Give the material once more, word for word, without any images.

-- Start of Information supplied --

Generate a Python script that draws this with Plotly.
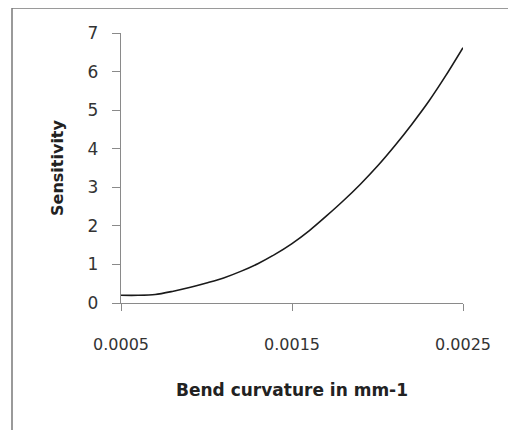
import plotly.graph_objects as go

# Data
curvature = [0.0005, 0.0006, 0.0007, 0.0008, 0.0009, 0.0010, 0.0011, 0.0012,
             0.0013, 0.0014, 0.0015, 0.0016, 0.0017, 0.0018, 0.0019, 0.0020,
             0.0021, 0.0022, 0.0023, 0.0024, 0.0025]
sensitivity = [0.20, 0.20, 0.22, 0.30, 0.40, 0.52, 0.65, 0.82,
               1.02, 1.26, 1.54, 1.87, 2.25, 2.65, 3.08, 3.55,
               4.07, 4.63, 5.23, 5.90, 6.62]
x_tick_vals = [0.0005, 0.0015, 0.0025]
x_tick_text = ["0.0005", "0.0015", "0.0025"]
y_tick_vals = [0, 1, 2, 3, 4, 5, 6, 7]

FONT = "DejaVu Sans"
AX = "#8a8a8a"

fig = go.Figure()
fig.add_trace(go.Scatter(
    x=curvature, y=sensitivity, mode="lines",
    line=dict(color="#1a1a1a", width=1.6, shape="spline", smoothing=0.8),
    showlegend=False, hoverinfo="skip",
))

fig.update_layout(
    width=508, height=422,
    margin=dict(l=113, r=53, t=25, b=127, autoexpand=False),
    paper_bgcolor="white", plot_bgcolor="white",
    font=dict(family=FONT, size=15, color="#222222"),
    xaxis=dict(
        range=[0.0005, 0.0025], tickvals=x_tick_vals, ticktext=x_tick_text,
        showgrid=False, zeroline=False, showline=True, linecolor=AX, linewidth=1.3,
        ticks="outside", ticklen=7, tickcolor=AX, tickwidth=1.3,
        ticklabelstandoff=20,
        tickfont=dict(family=FONT, size=16, color="#333333"),
        title=dict(text="<b>Bend curvature in mm-1</b>", standoff=30,
                   font=dict(family=FONT, size=17, color="#222222")),
        automargin=False,
    ),
    yaxis=dict(
        range=[0, 7], tickvals=y_tick_vals,
        showgrid=False, zeroline=False, showline=True, linecolor=AX, linewidth=1.3,
        ticks="outside", ticklen=8, tickcolor=AX, tickwidth=1.3,
        ticklabelstandoff=10,
        tickfont=dict(family=FONT, size=17, color="#333333"),
        title=dict(text="<b>Sensitivity</b>", standoff=20,
                   font=dict(family=FONT, size=16, color="#222222")),
        automargin=False,
    ),
    shapes=[dict(
        type="rect", xref="paper", yref="paper",
        x0=(12 - 121) / 342, x1=(514 - 121) / 342,
        y0=-0.6, y1=(303 - 8) / 270,
        line=dict(color="#7a7a7a", width=1.5), fillcolor="rgba(0,0,0,0)",
        layer="below",
    )],
)

fig.write_html("out.html")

-- End of Information supplied --

(Task solution)
Generate a Python script that draws this with Plotly.
import plotly.graph_objects as go

# Data
curvature = [0.0005, 0.0006, 0.0007, 0.0008, 0.0009, 0.0010, 0.0011, 0.0012,
             0.0013, 0.0014, 0.0015, 0.0016, 0.0017, 0.0018, 0.0019, 0.0020,
             0.0021, 0.0022, 0.0023, 0.0024, 0.0025]
sensitivity = [0.20, 0.20, 0.22, 0.30, 0.40, 0.52, 0.65, 0.82,
               1.02, 1.26, 1.54, 1.87, 2.25, 2.65, 3.08, 3.55,
               4.07, 4.63, 5.23, 5.90, 6.62]
x_tick_vals = [0.0005, 0.0015, 0.0025]
x_tick_text = ["0.0005", "0.0015", "0.0025"]
y_tick_vals = [0, 1, 2, 3, 4, 5, 6, 7]

FONT = "DejaVu Sans"
AX = "#8a8a8a"

fig = go.Figure()
fig.add_trace(go.Scatter(
    x=curvature, y=sensitivity, mode="lines",
    line=dict(color="#1a1a1a", width=1.6, shape="spline", smoothing=0.8),
    showlegend=False, hoverinfo="skip",
))

fig.update_layout(
    width=508, height=422,
    margin=dict(l=113, r=53, t=25, b=127, autoexpand=False),
    paper_bgcolor="white", plot_bgcolor="white",
    font=dict(family=FONT, size=15, color="#222222"),
    xaxis=dict(
        range=[0.0005, 0.0025], tickvals=x_tick_vals, ticktext=x_tick_text,
        showgrid=False, zeroline=False, showline=True, linecolor=AX, linewidth=1.3,
        ticks="outside", ticklen=7, tickcolor=AX, tickwidth=1.3,
        ticklabelstandoff=20,
        tickfont=dict(family=FONT, size=16, color="#333333"),
        title=dict(text="<b>Bend curvature in mm-1</b>", standoff=30,
                   font=dict(family=FONT, size=17, color="#222222")),
        automargin=False,
    ),
    yaxis=dict(
        range=[0, 7], tickvals=y_tick_vals,
        showgrid=False, zeroline=False, showline=True, linecolor=AX, linewidth=1.3,
        ticks="outside", ticklen=8, tickcolor=AX, tickwidth=1.3,
        ticklabelstandoff=10,
        tickfont=dict(family=FONT, size=17, color="#333333"),
        title=dict(text="<b>Sensitivity</b>", standoff=20,
                   font=dict(family=FONT, size=16, color="#222222")),
        automargin=False,
    ),
    shapes=[dict(
        type="rect", xref="paper", yref="paper",
        x0=(12 - 121) / 342, x1=(514 - 121) / 342,
        y0=-0.6, y1=(303 - 8) / 270,
        line=dict(color="#7a7a7a", width=1.5), fillcolor="rgba(0,0,0,0)",
        layer="below",
    )],
)

fig.write_html("out.html")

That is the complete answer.